Filter the records below and copy every line containing the word "this".

[Entries taken from a collection]
:::::
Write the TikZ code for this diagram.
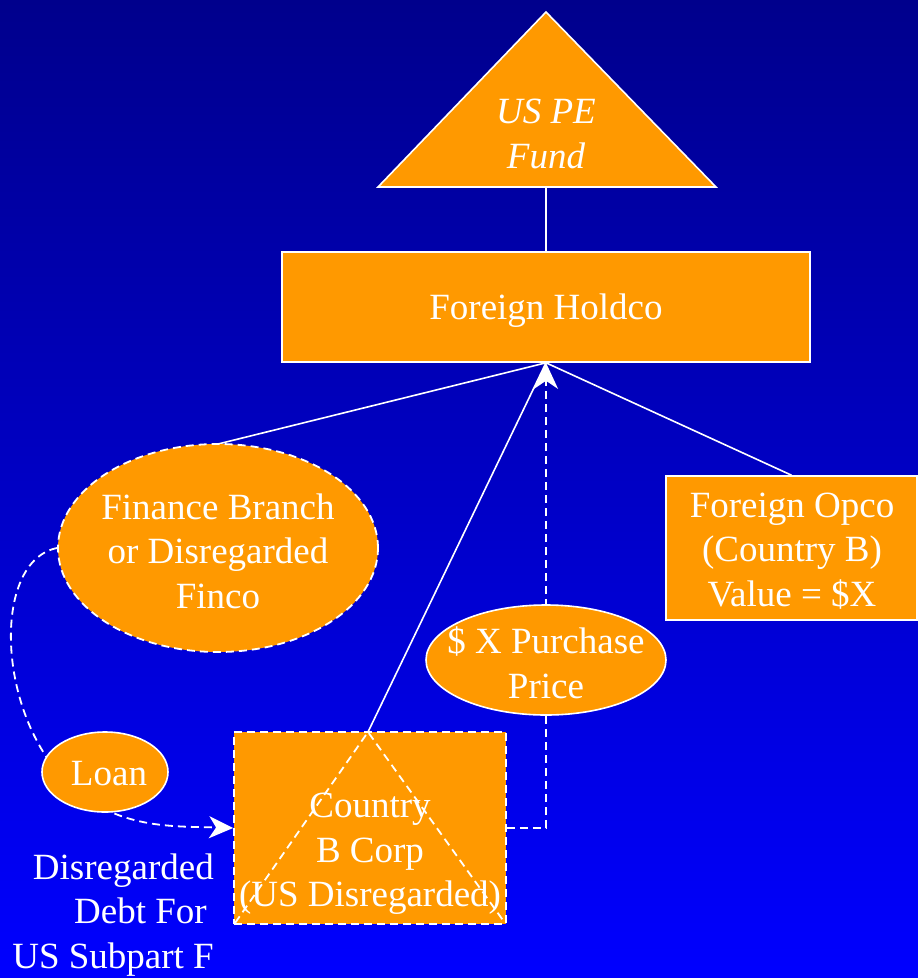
\documentclass[tikz,border=0pt]{standalone}
\usepackage{fontspec}
\setmainfont{Liberation Serif}
\usetikzlibrary{shapes.geometric,arrows.meta,calc}
\definecolor{navytop}{RGB}{0,0,140}
\definecolor{bluebot}{RGB}{0,0,255}
\definecolor{entity}{RGB}{255,153,0}
\begin{document}
\begin{tikzpicture}[x=1pt,y=-1pt,
  every node/.style={font=\fontsize{37}{44.5}\selectfont, text=white, align=center, inner sep=0pt},
  link/.style={draw=white, line width=1.6pt},
  dlink/.style={draw=white, line width=1.8pt, dash pattern=on 8pt off 5pt},
  box/.style={rectangle, fill=entity, draw=white, line width=1.6pt},
  dbox/.style={rectangle, fill=entity, draw=white, line width=1.8pt, dash pattern=on 8pt off 5pt},
  oval/.style={ellipse, fill=entity, draw=white, line width=1.6pt},
  doval/.style={ellipse, fill=entity, draw=white, line width=1.8pt, dash pattern=on 8pt off 5pt},
  tip/.style={-{Stealth[length=26pt,width=24pt,inset=8pt]}}
]
% background
\shade[top color=navytop, bottom color=bluebot] (0,0) rectangle (918,978);
\useasboundingbox (0,0) rectangle (918,978);

% entity shapes
\node[box, minimum width=528pt, minimum height=110pt] (holdco) at (546,307) {};
\node[box, minimum width=251pt, minimum height=144pt] (opco) at (791.5,548) {};
\coordinate (fundbase) at (546,187);
\coordinate (cbapex) at (368,732);

% ownership lines
\draw[link] (fundbase) -- (holdco.north);
\draw[link] (holdco.south) -- (218,444);
\draw[link] (holdco.south) -- (cbapex);
\draw[link] (holdco.south) -- (opco.north);

% fund triangle
\filldraw[fill=entity, draw=white, line width=1.6pt, line join=miter] (546,12) -- (716,187) -- (378,187) -- cycle;

% Country B corp (disregarded)
\node[dbox, minimum width=272pt, minimum height=192pt] (cbc) at (370,828) {};
\draw[dlink] ($(cbc.south west)+(2,-2)$) -- (cbapex) -- ($(cbc.south east)+(-2,-2)$);

% purchase price flow
\draw[dlink, tip] (cbc.east) -| (holdco.south);

% finance branch
\node[doval, minimum width=320pt, minimum height=208pt] (fin) at (218,548) {};

% loan flow
\draw[dlink, -{Stealth[length=24pt,width=22pt,inset=7pt]}] (fin.west) .. controls (-5,560) and (-5,700) .. (60,775) .. controls (110,830) and (170,826) .. (cbc.west);
\node[oval, minimum width=126pt, minimum height=80pt] (loan) at (105,772) {};
\node[oval, minimum width=240pt, minimum height=110pt] (price) at (546,660) {};

% labels
\node[font=\fontsize{37}{44.5}\selectfont\itshape] (fundtext) at (546,134) {US PE\\Fund};
\node (holdcotext) at (546,311) {Foreign Holdco};
\node (opcotext) at (792,551) {Foreign Opco\\(Country B)\\Value = \$X};
\node (fintext) at (218,551) {Finance Branch\\or Disregarded\\Finco};
\node (loantext) at (109,774) {Loan};
\node (pricetext) at (546,663) {\$ X Purchase\\Price};
\node (cbctext) at (370,854) {Country\\B Corp\\(US Disregarded)};
\node[align=right, anchor=east] (debt) at (214,915) {Disregarded\\Debt For\rule{7pt}{0pt}\\US Subpart F};
\end{tikzpicture}
\end{document}
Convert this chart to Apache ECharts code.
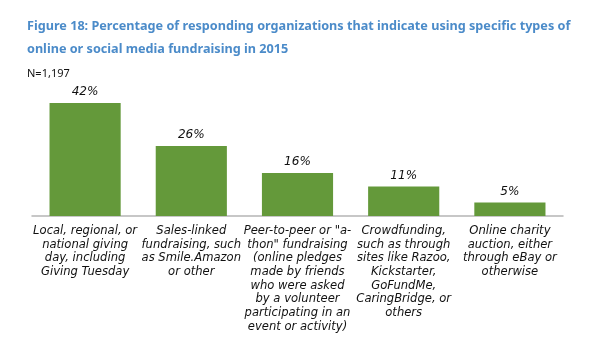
:::::
■ SOLUTION ■
Write the TikZ code for this diagram.
Convert this chart to Apache ECharts code.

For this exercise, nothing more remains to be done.